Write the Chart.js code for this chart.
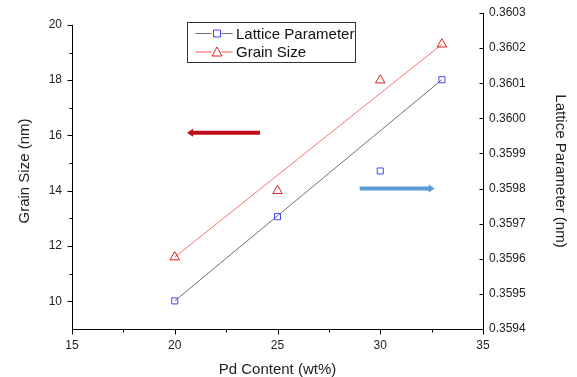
<!DOCTYPE html>
<html>
<head>
<meta charset="utf-8">
<script src="https://cdn.jsdelivr.net/npm/chart.js@4"></script>
<style>
  body { margin: 0; background: #fff; }
  canvas { display: block; }
</style>
</head>
<body>
<canvas id="chart" width="577" height="377"></canvas>
<script>
const pdContent = [20, 25, 30, 33];
const grainSize = [11.6, 14.0, 18.0, 19.3];
const latticeParam = [0.35948, 0.35972, 0.35985, 0.36011];

// straight guide lines drawn through the series
const fitX = [20, 33];
const grainFit = [11.6, 19.3];
const latticeFit = [0.35948, 0.36011];

const xTicks = [15, 20, 25, 30, 35];
const xMinor = [17.5, 22.5, 27.5, 32.5];
const grainTicks = [10, 12, 14, 16, 18, 20];
const grainMinor = [11, 13, 15, 17, 19];
const latticeTicks = [0.3594, 0.3595, 0.3596, 0.3597, 0.3598, 0.3599, 0.36, 0.3601, 0.3602, 0.3603];

// arrows: [tail x, head x], y value on its own axis
const grainArrowX = [24.15, 20.6];
const grainArrowY = 16.1;
const latticeArrowX = [29.0, 32.65];
const latticeArrowY = 0.3598;

const FONT = '"Liberation Sans", Arial, sans-serif';

const toPoints = (xs, ys) => xs.map((x, i) => ({ x: x, y: ys[i] }));

function drawArrow(ctx, x1, x2, y, color) {
  const dir = Math.sign(x2 - x1);
  ctx.save();
  ctx.strokeStyle = color;
  ctx.fillStyle = color;
  ctx.lineWidth = 4;
  ctx.beginPath();
  ctx.moveTo(x1, y);
  ctx.lineTo(x2 - dir * 4, y);
  ctx.stroke();
  ctx.beginPath();
  ctx.moveTo(x2, y);
  ctx.lineTo(x2 - dir * 6, y - 4);
  ctx.lineTo(x2 - dir * 6, y + 4);
  ctx.closePath();
  ctx.fill();
  ctx.restore();
}

const extras = {
  id: "extras",
  afterDraw(chart) {
    const { ctx, scales: { x, y, y1 } } = chart;
    const area = chart.chartArea;
    ctx.save();
    ctx.strokeStyle = "#000";
    ctx.lineWidth = 1;

    // left axis line only from 9 to 20
    const lx = Math.round(area.left) + 0.5;
    ctx.beginPath();
    ctx.moveTo(lx, y.getPixelForValue(9));
    ctx.lineTo(lx, y.getPixelForValue(20));
    ctx.stroke();

    ctx.beginPath();
    grainTicks.forEach((v) => {
      const p = Math.round(y.getPixelForValue(v)) + 0.5;
      ctx.moveTo(lx, p); ctx.lineTo(lx - 5, p);
    });
    grainMinor.forEach((v) => {
      const p = Math.round(y.getPixelForValue(v)) + 0.5;
      ctx.moveTo(lx, p); ctx.lineTo(lx - 3, p);
    });
    const by = Math.round(area.bottom) + 0.5;
    xTicks.forEach((v) => {
      const p = Math.round(x.getPixelForValue(v)) + 0.5;
      ctx.moveTo(p, by); ctx.lineTo(p, by + 5);
    });
    xMinor.forEach((v) => {
      const p = Math.round(x.getPixelForValue(v)) + 0.5;
      ctx.moveTo(p, by); ctx.lineTo(p, by + 3);
    });
    const rx = Math.round(area.right) + 0.5;
    latticeTicks.forEach((v) => {
      const p = Math.round(y1.getPixelForValue(v)) + 0.5;
      ctx.moveTo(rx, p); ctx.lineTo(rx - 4, p);
    });
    ctx.stroke();

    drawArrow(ctx, x.getPixelForValue(grainArrowX[0]), x.getPixelForValue(grainArrowX[1]),
      y.getPixelForValue(grainArrowY), "#c00d18");
    drawArrow(ctx, x.getPixelForValue(latticeArrowX[0]), x.getPixelForValue(latticeArrowX[1]),
      y1.getPixelForValue(latticeArrowY), "#5b9bd5");

    // legend box
    const bx = area.left + 115.5, bTop = area.top + 9.5;
    ctx.strokeStyle = "#333";
    ctx.strokeRect(bx, bTop, 168, 40);
    ctx.font = "15px " + FONT;
    ctx.textBaseline = "middle";
    ctx.fillStyle = "#111";
    const rows = [
      { label: "Lattice Parameter", line: "#707070", mark: "#4646f0", style: "rect" },
      { label: "Grain Size", line: "#ff5050", mark: "#e02020", style: "triangle" },
    ];
    rows.forEach((r, i) => {
      const ry = bTop + 11 + i * 18.5;
      ctx.strokeStyle = r.line;
      ctx.beginPath();
      ctx.moveTo(bx + 8, ry); ctx.lineTo(bx + 24, ry);
      ctx.moveTo(bx + 34, ry); ctx.lineTo(bx + 45, ry);
      ctx.stroke();
      ctx.strokeStyle = r.mark;
      ctx.beginPath();
      if (r.style === "rect") {
        ctx.rect(bx + 26, ry - 3.5, 7, 7);
      } else {
        ctx.moveTo(bx + 29.5, ry - 5);
        ctx.lineTo(bx + 34.5, ry + 4);
        ctx.lineTo(bx + 24.5, ry + 4);
        ctx.closePath();
      }
      ctx.stroke();
      ctx.fillText(r.label, bx + 48.5, ry + 1);
    });
    ctx.restore();
  },
};

new Chart(document.getElementById("chart"), {
  type: "scatter",
  data: {
    datasets: [
      {
        label: "Lattice Parameter",
        data: toPoints(pdContent, latticeParam),
        yAxisID: "y1",
        pointStyle: "rect",
        pointRadius: 4.3,
        borderColor: "#4646f0",
        backgroundColor: "rgba(0,0,0,0)",
        borderWidth: 1,
        showLine: false,
      },
      {
        label: "Grain Size",
        data: toPoints(pdContent, grainSize),
        yAxisID: "y",
        pointStyle: "triangle",
        pointRadius: 5.5,
        borderColor: "#e02020",
        backgroundColor: "rgba(0,0,0,0)",
        borderWidth: 1,
        showLine: false,
      },
      {
        label: "lattice line",
        data: toPoints(fitX, latticeFit),
        yAxisID: "y1",
        showLine: true,
        borderColor: "#707070",
        borderWidth: 1,
        pointRadius: 0,
      },
      {
        label: "grain line",
        data: toPoints(fitX, grainFit),
        yAxisID: "y",
        showLine: true,
        borderColor: "#ff7070",
        borderWidth: 1,
        pointRadius: 0,
      },
    ],
  },
  options: {
    responsive: false,
    animation: false,
    layout: { padding: { top: 13, left: 0, right: 0, bottom: 0 } },
    plugins: { legend: { display: false }, tooltip: { enabled: false } },
    scales: {
      x: {
        type: "linear",
        min: 15,
        max: 35,
        afterBuildTicks: (s) => { s.ticks = xTicks.map((v) => ({ value: v })); },
        afterFit: (s) => { s.height = 48; s.paddingLeft = 0; s.paddingRight = 0; },
        grid: { display: false, drawTicks: false },
        border: { display: true, color: "#000", width: 1 },
        ticks: { padding: 9, color: "#222", font: { family: FONT, size: 12 }, maxRotation: 0 },
        title: { display: true, text: "Pd Content (wt%)", color: "#222",
          font: { family: FONT, size: 15, lineHeight: 1 }, padding: 0 },
      },
      y: {
        type: "linear",
        position: "left",
        min: 9,
        max: 20.43,
        afterBuildTicks: (s) => { s.ticks = grainTicks.map((v) => ({ value: v })); },
        afterFit: (s) => { s.width = 72; s.paddingTop = 0; s.paddingBottom = 0; },
        grid: { display: false, drawTicks: false },
        border: { display: false },
        ticks: { padding: 10, color: "#222", font: { family: FONT, size: 12 } },
        title: { display: true, text: "Grain Size (nm)", color: "#222",
          font: { family: FONT, size: 15, lineHeight: 1.2 }, padding: { top: 16, bottom: 0 } },
      },
      y1: {
        type: "linear",
        position: "right",
        min: 0.3594,
        max: 0.3603,
        afterBuildTicks: (s) => { s.ticks = latticeTicks.map((v) => ({ value: v })); },
        afterFit: (s) => { s.width = 94; s.paddingTop = 0; s.paddingBottom = 0; },
        grid: { display: false, drawTicks: false },
        border: { display: true, color: "#000", width: 1 },
        ticks: { padding: 6, color: "#222", font: { family: FONT, size: 12 },
          callback: (v) => Number(v).toFixed(4) },
        title: { display: true, text: "Lattice Parameter (nm)", color: "#222",
          font: { family: FONT, size: 15, lineHeight: 1.2 }, padding: { top: 8, bottom: 0 } },
      },
    },
  },
  plugins: [extras],
});
</script>
</body>
</html>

___

STATED EXERCISE: Return only the lines from the start of the data through the line that contains "0.3601, 0.3602, 0.3603];", please, copying them exactly and omitting all pictures.

RESPONSE TO THE TASK:
Write the Chart.js code for this chart.
<!DOCTYPE html>
<html>
<head>
<meta charset="utf-8">
<script src="https://cdn.jsdelivr.net/npm/chart.js@4"></script>
<style>
  body { margin: 0; background: #fff; }
  canvas { display: block; }
</style>
</head>
<body>
<canvas id="chart" width="577" height="377"></canvas>
<script>
const pdContent = [20, 25, 30, 33];
const grainSize = [11.6, 14.0, 18.0, 19.3];
const latticeParam = [0.35948, 0.35972, 0.35985, 0.36011];

// straight guide lines drawn through the series
const fitX = [20, 33];
const grainFit = [11.6, 19.3];
const latticeFit = [0.35948, 0.36011];

const xTicks = [15, 20, 25, 30, 35];
const xMinor = [17.5, 22.5, 27.5, 32.5];
const grainTicks = [10, 12, 14, 16, 18, 20];
const grainMinor = [11, 13, 15, 17, 19];
const latticeTicks = [0.3594, 0.3595, 0.3596, 0.3597, 0.3598, 0.3599, 0.36, 0.3601, 0.3602, 0.3603];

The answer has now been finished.